INSTRUCTIONS FOR THE TASK
Repeat the full listing below verbatim and keep the images out.
— start of SUPPLIED MATERIAL —
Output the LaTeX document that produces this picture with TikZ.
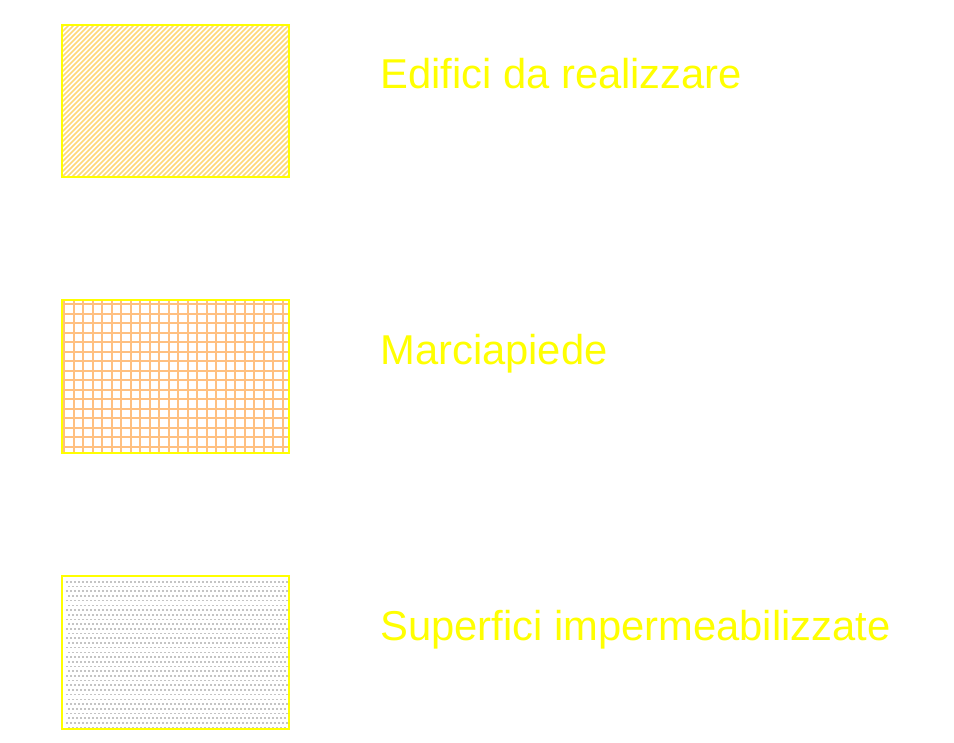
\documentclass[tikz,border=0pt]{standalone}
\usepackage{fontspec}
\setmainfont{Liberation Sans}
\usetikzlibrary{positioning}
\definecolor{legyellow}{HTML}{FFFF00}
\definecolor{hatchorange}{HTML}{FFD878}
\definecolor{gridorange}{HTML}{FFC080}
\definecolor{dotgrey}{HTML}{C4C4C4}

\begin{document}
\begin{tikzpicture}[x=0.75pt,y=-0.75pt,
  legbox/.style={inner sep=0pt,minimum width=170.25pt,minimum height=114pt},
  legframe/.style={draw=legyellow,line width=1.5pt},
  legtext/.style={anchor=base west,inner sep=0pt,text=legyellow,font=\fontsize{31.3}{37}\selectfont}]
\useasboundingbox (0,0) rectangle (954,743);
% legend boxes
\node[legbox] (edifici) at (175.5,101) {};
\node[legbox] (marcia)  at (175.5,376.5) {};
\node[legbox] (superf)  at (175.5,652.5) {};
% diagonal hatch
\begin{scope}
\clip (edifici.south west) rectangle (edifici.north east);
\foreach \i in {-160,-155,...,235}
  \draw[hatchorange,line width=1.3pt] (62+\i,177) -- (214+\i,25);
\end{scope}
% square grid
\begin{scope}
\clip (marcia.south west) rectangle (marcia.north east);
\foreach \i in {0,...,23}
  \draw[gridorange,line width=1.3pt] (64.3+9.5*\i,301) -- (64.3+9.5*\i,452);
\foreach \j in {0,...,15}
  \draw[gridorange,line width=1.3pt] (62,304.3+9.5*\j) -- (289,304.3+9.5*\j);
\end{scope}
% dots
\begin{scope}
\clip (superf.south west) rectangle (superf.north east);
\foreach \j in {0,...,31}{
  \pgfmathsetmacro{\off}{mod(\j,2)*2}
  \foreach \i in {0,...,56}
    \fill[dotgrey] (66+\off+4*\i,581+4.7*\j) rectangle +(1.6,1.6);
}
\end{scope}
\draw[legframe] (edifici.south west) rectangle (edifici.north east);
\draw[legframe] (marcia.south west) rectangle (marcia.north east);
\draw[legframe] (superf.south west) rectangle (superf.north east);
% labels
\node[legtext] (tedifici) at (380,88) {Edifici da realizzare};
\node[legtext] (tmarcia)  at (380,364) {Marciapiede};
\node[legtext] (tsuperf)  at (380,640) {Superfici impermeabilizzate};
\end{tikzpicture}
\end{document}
— end of SUPPLIED MATERIAL —
TASK ANSWER
Output the LaTeX document that produces this picture with TikZ.
\documentclass[tikz,border=0pt]{standalone}
\usepackage{fontspec}
\setmainfont{Liberation Sans}
\usetikzlibrary{positioning}
\definecolor{legyellow}{HTML}{FFFF00}
\definecolor{hatchorange}{HTML}{FFD878}
\definecolor{gridorange}{HTML}{FFC080}
\definecolor{dotgrey}{HTML}{C4C4C4}

\begin{document}
\begin{tikzpicture}[x=0.75pt,y=-0.75pt,
  legbox/.style={inner sep=0pt,minimum width=170.25pt,minimum height=114pt},
  legframe/.style={draw=legyellow,line width=1.5pt},
  legtext/.style={anchor=base west,inner sep=0pt,text=legyellow,font=\fontsize{31.3}{37}\selectfont}]
\useasboundingbox (0,0) rectangle (954,743);
% legend boxes
\node[legbox] (edifici) at (175.5,101) {};
\node[legbox] (marcia)  at (175.5,376.5) {};
\node[legbox] (superf)  at (175.5,652.5) {};
% diagonal hatch
\begin{scope}
\clip (edifici.south west) rectangle (edifici.north east);
\foreach \i in {-160,-155,...,235}
  \draw[hatchorange,line width=1.3pt] (62+\i,177) -- (214+\i,25);
\end{scope}
% square grid
\begin{scope}
\clip (marcia.south west) rectangle (marcia.north east);
\foreach \i in {0,...,23}
  \draw[gridorange,line width=1.3pt] (64.3+9.5*\i,301) -- (64.3+9.5*\i,452);
\foreach \j in {0,...,15}
  \draw[gridorange,line width=1.3pt] (62,304.3+9.5*\j) -- (289,304.3+9.5*\j);
\end{scope}
% dots
\begin{scope}
\clip (superf.south west) rectangle (superf.north east);
\foreach \j in {0,...,31}{
  \pgfmathsetmacro{\off}{mod(\j,2)*2}
  \foreach \i in {0,...,56}
    \fill[dotgrey] (66+\off+4*\i,581+4.7*\j) rectangle +(1.6,1.6);
}
\end{scope}
\draw[legframe] (edifici.south west) rectangle (edifici.north east);
\draw[legframe] (marcia.south west) rectangle (marcia.north east);
\draw[legframe] (superf.south west) rectangle (superf.north east);
% labels
\node[legtext] (tedifici) at (380,88) {Edifici da realizzare};
\node[legtext] (tmarcia)  at (380,364) {Marciapiede};
\node[legtext] (tsuperf)  at (380,640) {Superfici impermeabilizzate};
\end{tikzpicture}
\end{document}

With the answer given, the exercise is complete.